Pranam Walekum is a Hindi film which is the maiden directorial venture of  the award-winning actor Sanjay Mishra with Giselli Monteiro, Shilpa Shukla, Vindu Dara Singh, Tia Singh on the leads along with Irrfan Khan in a cameo. It is produced under Khushi Motion Pictures and expected to be released by the end of 2015. According to  Sanjai Mishra, the film is about a society which is losing innocence and simplicity.

Synopsis
Set in a remote society, the movie is all about  the chaos and confusion as a result of  a group of people's increased interest in subjects that don't belong to them.
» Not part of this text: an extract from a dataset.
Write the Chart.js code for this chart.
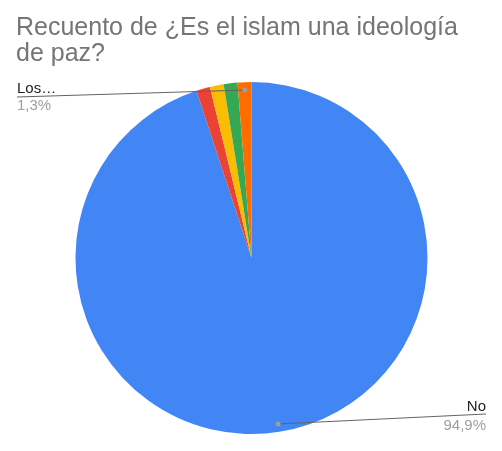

The movie focus on a society which lacks innocence and simplicity.

Cast
 Irrfan Khan in a cameo
 Giselli Monteiro
 Shilpa Shukla
 Vijay Raaz
 Tia Singh as a mentally challenged girl
 Manu Rishi
 Sanjay Mishra
 Manoj Pahwa
 Vindu Dara Singh

Production
Pranam Walekum  is produced by Bhushan Sharma and Sandiip Kapur. Hitting the floors in the early 2011, the movie is delayed due to many reasons. According to the crew, the movie can be placed in the off beat genre & intellectual cinema. Director stated that the movie is similar to the art film movement of 1970's but a different and refreshing take. The movie also marks the debut of the popular Delhi based model Tia Singh who is going to play a mentally challenged girl. The shooting happened mostly at Maharashtra, Delhi and Gurgaon. Irrfan Khan was roped into the film for doing a cameo. The movie also had to face objections from the Delhi Development Authority because of lacking proper permission for shooting.